## Chemistry: Molecular Approach (4th Edition)

a. Find the amount of product if each reactant is completely consumed. $$3 \space moles \space Mn \times \frac{ 1 \space mole \ Mn_3O_4 }{ 3 \space moles \space Mn } = 1 \space mole \space Mn_3O_4$$ $$3 \space moles \space O_2 \times \frac{ 1 \space mole \ Mn_3O_4 }{ 2 \space moles \space O_2 } = 1.67 \space moles \space Mn_3O_4$$ Since the reaction of $Mn$ produces less $Mn_3O_4$ for these quantities, it is the limiting reactant. b. Find the amount of product if each reactant is completely consumed. $$4 \space moles \space Mn \times \frac{ 1 \space mole \ Mn_3O_4 }{ 3 \space moles \space Mn } = 1 \space mole \space Mn_3O_4$$ $$7 \space moles \space O_2 \times \frac{ 1 \space mole \ Mn_3O_4 }{ 2 \space moles \space O_2 } = 3.5 \space moles \space Mn_3O_4$$ Since the reaction of $Mn$ produces less $Mn_3O_4$ for these quantities, it is the limiting reactant. c.
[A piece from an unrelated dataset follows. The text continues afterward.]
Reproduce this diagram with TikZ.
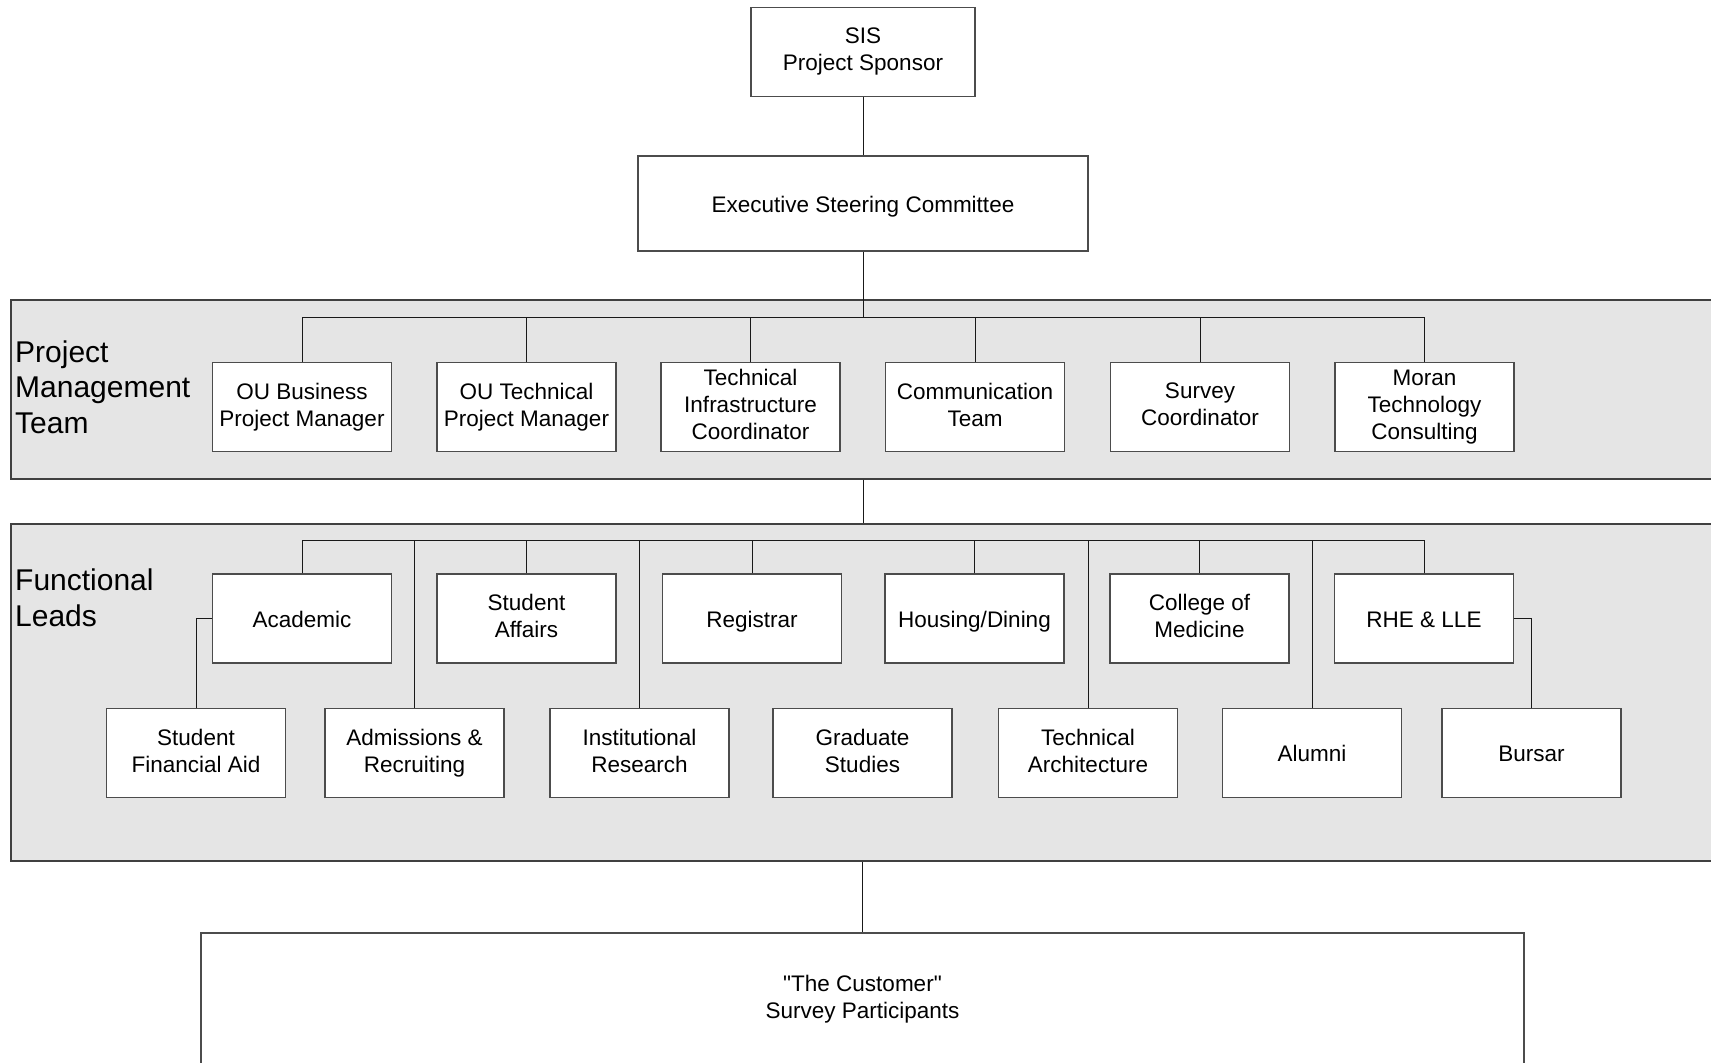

Find the amount of product if each reactant is completely consumed. $$27.5 \space moles \space Mn \times \frac{ 1 \space mole \ Mn_3O_4 }{ 3 \space moles \space Mn } = 9.17 \space moles \space Mn_3O_4$$ $$43.8 \space moles \space O_2 \times \frac{ 1 \space mole \ Mn_3O_4 }{ 2 \space moles \space O_2 } = 21.9 \space moles \space Mn_3O_4$$ Since the reaction of $Mn$ produces less $Mn_3O_4$ for these quantities, it is the limiting reactant.